We are unlikely to divulge our net worth outside of the confidential documents we file with the IRS.  My personal net worth, however, is measured in tens of dozens of dollars.

 

I watched all the Ed Pugh videos and they were great. I did not know about the airplane models, but knew the Magic counters were huge, back in the day. I knew about all the Dark Heaven figures but didn't pay attention, but I guess the line has grown tremendously.

 

I just wonder where they're going with it. Has the copst of metal affected them? it must have, right? Otherwise they wouldn;'t be pushing Bones so hard. Also, the breadth of the line is super-huge. Most stores can't stock it all. Maybe a switch to plastics? Everyone is having their stuff fabricated in China nowadays. Maybe take the top sellers and do 10-man box sets? They said sales of the pirate sets went up dramatically when they included a carry case.

 

What about the Warlord and CAV? I was an Outrider in the early 2000s and like Heavy Gear, I never saw a game of it being played.
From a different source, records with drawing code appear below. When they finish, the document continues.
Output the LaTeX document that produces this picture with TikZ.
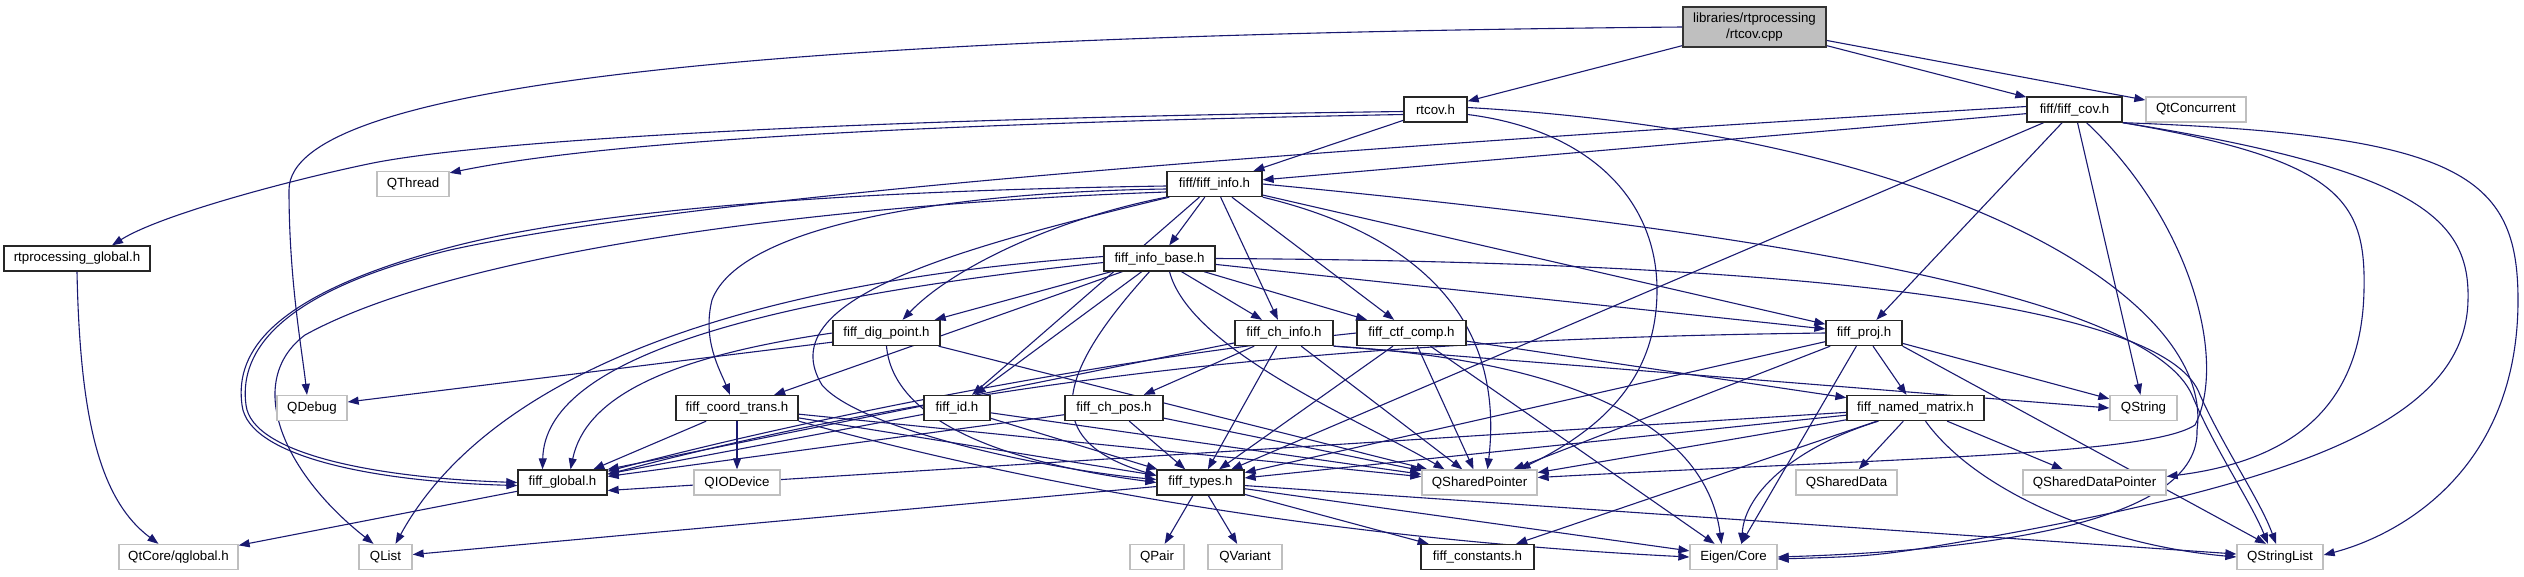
\documentclass[tikz,border=0pt]{standalone}
\usepackage{fontspec}
\setmainfont{Liberation Sans}
\usetikzlibrary{arrows.meta,backgrounds}
\definecolor{edgeblue}{HTML}{191970}
\definecolor{lightgrey}{HTML}{BFBFBF}
\tikzset{
  boxbase/.style={rectangle, inner sep=0pt, line width=1.3pt, fill=white, text=black,
    font=\fontsize{13.3pt}{15.5pt}\selectfont, minimum height=25pt},
  docnode/.style={boxbase, draw=black!85},
  extnode/.style={boxbase, draw=lightgrey},
  srcnode/.style={boxbase, draw=black!80, fill=lightgrey, align=center, minimum height=40pt},
  dep/.style={draw=edgeblue, line width=1.1pt, -{Triangle[length=11pt,width=8pt]}},
}
\begin{document}
\begin{tikzpicture}[x=1pt,y=-1pt]
\useasboundingbox (0,0) rectangle (2524,576);
% nodes
\node[srcnode, minimum width=143pt] (cpp) at (1754.5,27) {libraries/rtprocessing\\/rtcov.cpp};
\node[docnode, minimum width=63pt] (rtcovh) at (1435.5,109.5) {rtcov.h};
\node[docnode, minimum width=95pt] (cov) at (2074.5,109.5) {fiff/fiff\_cov.h};
\node[extnode, minimum width=100pt] (qtconc) at (2196,109.5) {QtConcurrent};
\node[extnode, minimum width=72pt] (qthread) at (413,184) {QThread};
\node[docnode, minimum width=95pt] (info) at (1214.5,184) {fiff/fiff\_info.h};
\node[docnode, minimum width=146pt] (rtpg) at (77,258.5) {rtprocessing\_global.h};
\node[docnode, minimum width=111pt] (infobase) at (1159.5,258.5) {fiff\_info\_base.h};
\node[docnode, minimum width=107pt] (digpoint) at (886.5,333) {fiff\_dig\_point.h};
\node[docnode, minimum width=98pt] (chinfo) at (1284,333) {fiff\_ch\_info.h};
\node[docnode, minimum width=109pt] (ctf) at (1411.5,333) {fiff\_ctf\_comp.h};
\node[docnode, minimum width=76pt] (proj) at (1864,333) {fiff\_proj.h};
\node[extnode, minimum width=70pt] (qdebug) at (312,408) {QDebug};
\node[docnode, minimum width=122pt] (coord) at (737,408) {fiff\_coord\_trans.h};
\node[docnode, minimum width=66pt] (id) at (957,408) {fiff\_id.h};
\node[docnode, minimum width=98pt] (chpos) at (1114,408) {fiff\_ch\_pos.h};
\node[docnode, minimum width=137pt] (named) at (1915.5,408) {fiff\_named\_matrix.h};
\node[extnode, minimum width=67pt] (qstring) at (2143.5,408) {QString};
\node[docnode, minimum width=89pt] (global) at (562.5,482.5) {fiff\_global.h};
\node[extnode, minimum width=86pt] (qiodev) at (737,482.5) {QIODevice};
\node[docnode, minimum width=87pt] (types) at (1200.5,482.5) {fiff\_types.h};
\node[extnode, minimum width=115pt] (qsp) at (1479.5,482.5) {QSharedPointer};
\node[extnode, minimum width=101pt] (qsd) at (1846.5,482.5) {QSharedData};
\node[extnode, minimum width=143pt] (qsdp) at (2094.5,482.5) {QSharedDataPointer};
\node[extnode, minimum width=119pt] (qglobal) at (178.5,557) {QtCore/qglobal.h};
\node[extnode, minimum width=53pt] (qlist) at (385.5,557) {QList};
\node[extnode, minimum width=54pt] (qpair) at (1157,557) {QPair};
\node[extnode, minimum width=74pt] (qvariant) at (1245,557) {QVariant};
\node[docnode, minimum width=113pt] (const) at (1477.5,557) {fiff\_constants.h};
\node[extnode, minimum width=87pt] (eigen) at (1733.5,557) {Eigen/Core};
\node[extnode, minimum width=86pt] (qstrlist) at (2280,557) {QStringList};

\begin{scope}[on background layer]
% rtcov.cpp
\draw[dep] (cpp) -- (rtcovh);
\draw[dep] (cpp) -- (cov);
\draw[dep] (cpp) -- (qtconc);
\draw[dep] (cpp.west) .. controls (800,35) and (289,80) .. (289,190) .. controls (289,280) and (302,350) .. ([xshift=-5pt]qdebug.north);
% rtcov.h
\draw[dep] ([yshift=-2pt]rtcovh.west) .. controls (900,118) and (500,138) .. (373,163) .. controls (290,180) and (160,215) .. ([xshift=35pt]rtpg.north);
\draw[dep] ([yshift=-5pt]rtcovh.west) .. controls (900,124) and (600,142) .. ([yshift=-2pt]qthread.north east);
\draw[dep] (rtcovh) -- (info);
\draw[dep] ([yshift=-5pt]rtcovh.east) .. controls (1590,130) and (1657,200) .. (1657,290) .. controls (1657,380) and (1600,430) .. ([xshift=40pt]qsp.north);
\draw[dep] ([yshift=2pt]rtcovh.east) .. controls (1950,135) and (2215,300) .. (2197,430) .. controls (2200,520) and (2000,550) .. (eigen.east);
% fiff_cov.h
\draw[dep] (cov) -- (info);
\draw[dep] ([yshift=3pt]cov.west) .. controls (1300,150) and (700,195) .. (450,250) .. controls (265,295) and (240,360) .. (246,405) .. controls (252,455) and (380,478) .. (global.west);
\draw[dep] (cov) -- (types);
\draw[dep] (cov) -- (proj);
\draw[dep] (cov) -- (qstring);
\draw[dep] ([xshift=12pt]cov.south) .. controls (2190,220) and (2228,360) .. (2195,425) .. controls (2150,455) and (1900,458) .. ([yshift=5pt]qsp.east);
\draw[dep] (cov.south east) .. controls (2340,160) and (2366,200) .. (2364,290) .. controls (2362,400) and (2300,460) .. ([yshift=6pt]qsdp.east);
\draw[dep] (cov.south east) .. controls (2420,170) and (2470,220) .. (2468,300) .. controls (2466,420) and (2300,480) .. (2000,535) .. controls (1880,556) .. ([yshift=-2pt]eigen.east);
\draw[dep] (cov.south east) .. controls (2460,135) and (2518,175) .. (2518,300) .. controls (2518,470) and (2400,535) .. ([yshift=2pt]qstrlist.east);
% fiff_info.h
\draw[dep] (info) -- (infobase);
\draw[dep] (info.south west) .. controls (1050,220) and (950,270) .. ([xshift=16pt]digpoint.north);
\draw[dep] (info) -- (chinfo);
\draw[dep] (info) -- (ctf);
\draw[dep] (info) -- (proj);
\draw[dep] ([yshift=-5pt]info.west) .. controls (950,192) and (740,225) .. (712,300) .. controls (702,340) and (720,370) .. ([xshift=-7pt]coord.north);
\draw[dep] (info) -- (id);
\draw[dep] ([xshift=3pt]info.south west) .. controls (950,250) and (770,300) .. (822,385) .. controls (860,430) and (1050,470) .. ([yshift=3pt]types.west);
\draw[dep] ([yshift=-2pt]info.west) .. controls (900,190) and (600,205) .. (440,250) .. controls (258,300) and (236,360) .. (242,405) .. controls (248,458) and (380,482) .. ([yshift=-3pt]global.west);
\draw[dep] ([yshift=-8pt]info.west) .. controls (800,205) and (450,255) .. (305,335) .. controls (245,380) and (280,470) .. ([xshift=-12pt]qlist.north);
\draw[dep] (info.south east) .. controls (1420,235) and (1505,320) .. ([xshift=8pt]qsp.north);
\draw[dep] (info.east) .. controls (1800,235) and (2150,300) .. (2192,395) .. controls (2215,450) and (2250,500) .. ([xshift=-12pt]qstrlist.north);
% fiff_info_base.h
\draw[dep] (infobase) -- (digpoint);
\draw[dep] (infobase) -- (chinfo);
\draw[dep] (infobase) -- (ctf);
\draw[dep] (infobase) -- (proj);
\draw[dep] (infobase) -- (coord);
\draw[dep] (infobase) -- (id);
\draw[dep] ([xshift=-10pt]infobase.south) .. controls (1060,370) and (1035,440) .. ([yshift=7pt]types.west);
\draw[dep] ([xshift=10pt]infobase.south) .. controls (1190,350) and (1360,420) .. ([xshift=-35pt]qsp.north);
\draw[dep] ([yshift=-4pt]infobase.west) .. controls (750,300) and (545,360) .. ([xshift=-20pt]global.north);
\draw[dep] ([yshift=2pt]infobase.west) .. controls (700,285) and (480,390) .. ([xshift=10pt]qlist.north);
\draw[dep] (infobase.east) .. controls (1850,262) and (2170,310) .. (2200,395) .. controls (2225,450) and (2260,500) .. ([xshift=-4pt]qstrlist.north);
% fiff_dig_point.h
\draw[dep] (digpoint.west) .. controls (660,358) and (585,400) .. ([xshift=8pt]global.north);
\draw[dep] (digpoint.south) .. controls (893,420) and (1000,462) .. (types.west);
\draw[dep] (digpoint) -- (qsp);
\draw[dep] ([yshift=4pt]digpoint.south west) -- ([yshift=6pt]qdebug.east);
% fiff_ch_info.h
\draw[dep] (chinfo) -- (chpos);
\draw[dep] (chinfo) -- (global.north east);
\draw[dep] (chinfo) -- (types);
\draw[dep] (chinfo) -- (qsp);
\draw[dep] (chinfo.south east) .. controls (1560,360) and (1705,420) .. ([xshift=-12pt]eigen.north);
\draw[dep] (chinfo.south east) -- (qstring.west);
% fiff_ctf_comp.h
\draw[dep] (ctf) -- (named);
\draw[dep] (ctf.west) .. controls (1100,360) and (800,420) .. ([yshift=-2pt]global.north east);
\draw[dep] (ctf) -- (types);
\draw[dep] (ctf) -- (qsp);
\draw[dep] (ctf) -- (eigen);
% fiff_proj.h
\draw[dep] (proj) -- (named);
\draw[dep] (proj.west) .. controls (1400,338) and (1000,370) .. ([yshift=-5pt]global.north east);
\draw[dep] (proj) -- (types);
\draw[dep] (proj) -- (qsp);
\draw[dep] (proj) -- (qstring);
\draw[dep] (proj.south east) -- ([xshift=-14pt]qstrlist.north);
\draw[dep] (proj) -- (eigen);
% fiff_coord_trans.h
\draw[dep] (coord) -- (qiodev);
\draw[dep] (coord) -- (global);
\draw[dep] (coord) -- (types);
\draw[dep] (coord) -- (qsp);
\draw[dep] (coord.south east) .. controls (1050,490) and (1350,540) .. (eigen.west);
% fiff_id.h
\draw[dep] (id) -- (global);
\draw[dep] (id) -- (types);
\draw[dep] (id) -- (qsp);
% fiff_ch_pos.h
\draw[dep] (chpos) -- (global);
\draw[dep] (chpos) -- (types);
\draw[dep] (chpos) -- (qsp);
% fiff_named_matrix.h
\draw[dep] (named) -- ([yshift=-8pt]global.east);
\draw[dep] (named) -- (types);
\draw[dep] (named) -- (qsp);
\draw[dep] (named) -- (const);
\draw[dep] ([xshift=-37pt]named.south) .. controls (1800,445) and (1745,490) .. ([xshift=8pt]eigen.north);
\draw[dep] (named) -- (qsd);
\draw[dep] (named) -- (qsdp);
\draw[dep] ([xshift=10pt]named.south) .. controls (1975,490) and (2100,545) .. (qstrlist.west);
% fiff_types.h
\draw[dep] (types) -- (const);
\draw[dep] (types) -- (qlist);
\draw[dep] (types) -- (qpair);
\draw[dep] (types) -- (qvariant);
\draw[dep] (types) -- (eigen);
\draw[dep] (types) -- (qstrlist);
% globals
\draw[dep] (global) -- (qglobal);
\draw[dep] (rtpg.south) .. controls (80,420) and (100,500) .. ([xshift=-20pt]qglobal.north);
\end{scope}
\end{tikzpicture}
\end{document}
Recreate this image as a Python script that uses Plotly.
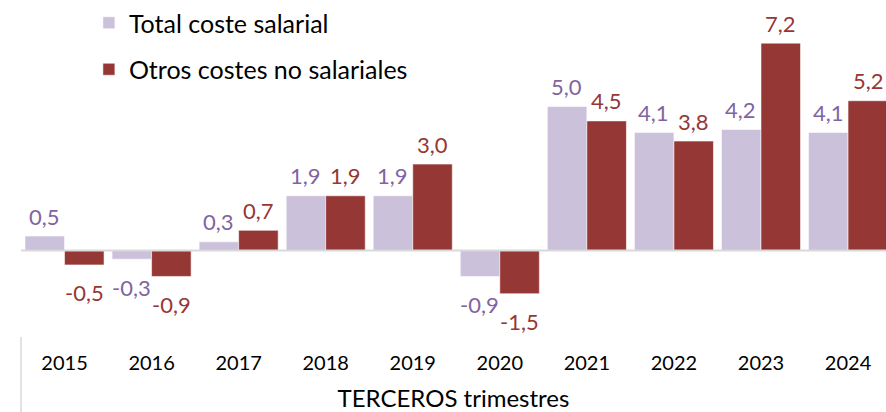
import plotly.graph_objects as go

# Annual change (%) of labour costs, third quarters
years = ["2015", "2016", "2017", "2018", "2019", "2020", "2021", "2022", "2023", "2024"]
total_coste = [0.5, -0.3, 0.3, 1.9, 1.9, -0.9, 5.0, 4.1, 4.2, 4.1]
otros_costes = [-0.5, -0.9, 0.7, 1.9, 3.0, -1.5, 4.5, 3.8, 7.2, 5.2]

series_names = ["Total coste salarial", "Otros costes no salariales"]
bar_colors = ["#CCC1DA", "#953735"]
label_colors = ["#8064A2", "#953735"]

FONT = "Lato"

fig = go.Figure()
for name, vals, col, grp in zip(series_names, [total_coste, otros_costes], bar_colors, ["a", "b"]):
    fig.add_trace(go.Bar(
        x=years, y=vals, name=name, legendgroup=grp,
        marker=dict(color=col, line=dict(color="rgba(255,255,255,0.55)", width=1)),
    ))


def fmt(v):
    return f"{v:.1f}".replace(".", ",")


# value labels above positive bars and below negative ones
# (x given as category index so year strings are not read as numbers)
annotations = []
for vals, lcol, xs in zip([total_coste, otros_costes], label_colors, [-20, 20]):
    for i, v in enumerate(vals):
        annotations.append(dict(
            x=i, y=v, xref="x", yref="y", text=fmt(v), showarrow=False,
            xshift=xs, yshift=20 if v >= 0 else -28, yanchor="middle",
            font=dict(family=FONT, size=22, color=lcol),
        ))

fig.update_layout(
    width=886, height=412,
    margin=dict(l=21, r=0, t=0, b=67),
    paper_bgcolor="white", plot_bgcolor="white",
    barmode="group", bargap=0.092, bargroupgap=0,
    font=dict(family=FONT, color="#000000"),
    showlegend=True,
    legend=dict(
        x=0.0785, y=1.0, xanchor="left", yanchor="top",
        traceorder="grouped", tracegroupgap=11,
        font=dict(family=FONT, size=25, color="#000000"),
        bgcolor="rgba(0,0,0,0)",
    ),
    annotations=annotations,
    shapes=[
        # zero line drawn over the bars
        dict(type="line", xref="paper", yref="y", x0=0, x1=1, y0=0, y1=0,
             line=dict(color="#D9D9D9", width=2), layer="above"),
        # left edge marker of the category label band
        dict(type="line", xref="paper", yref="paper", x0=0, x1=0,
             y0=(345 - 337) / 345, y1=(345 - 412) / 345,
             line=dict(color="#D9D9D9", width=1.5)),
    ],
)

fig.update_xaxes(
    type="category",
    range=[-0.5, 9.436], showgrid=False, zeroline=False, showline=False,
    ticks="", tickfont=dict(family=FONT, size=20, color="#000000"),
    ticklabelstandoff=4,
    title=dict(text="TERCEROS trimestres", font=dict(family=FONT, size=24, color="#000000"),
               standoff=19),
)
fig.update_yaxes(
    range=[-3.281, 8.698], showgrid=False, zeroline=False, showline=False,
    showticklabels=False, ticks="",
)

fig.write_html("out.html")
Does it have its fans? I'd like to see what the sales breakdown is for each line.

 

I just can't see the lines getting any wider, it's almost too much stuff to stock as it is. Maybe switch to a two-figure pack and sell singles through Reaper's online store? It would compact the line. That's how Ral Partha did it, with the old D&D figures.

 

Bones is great though, I can't say it enough. Being able to pick up three blisters for the cost of an old one, makes frivolous pruchases easy, you can easily taker a chance on a figure you might not normally buy. Or just buy multiple skeleton warriors or orcs or whatever. It would be great if they'd release the Warlord troop builders as a plastic sprue or in Bones. The cost of the cavalry is getting to be a bit much in metal.

 

Still, what if someone wanted to buy in to Reaper? Would they ever apply for outside financing? Could they ever go public?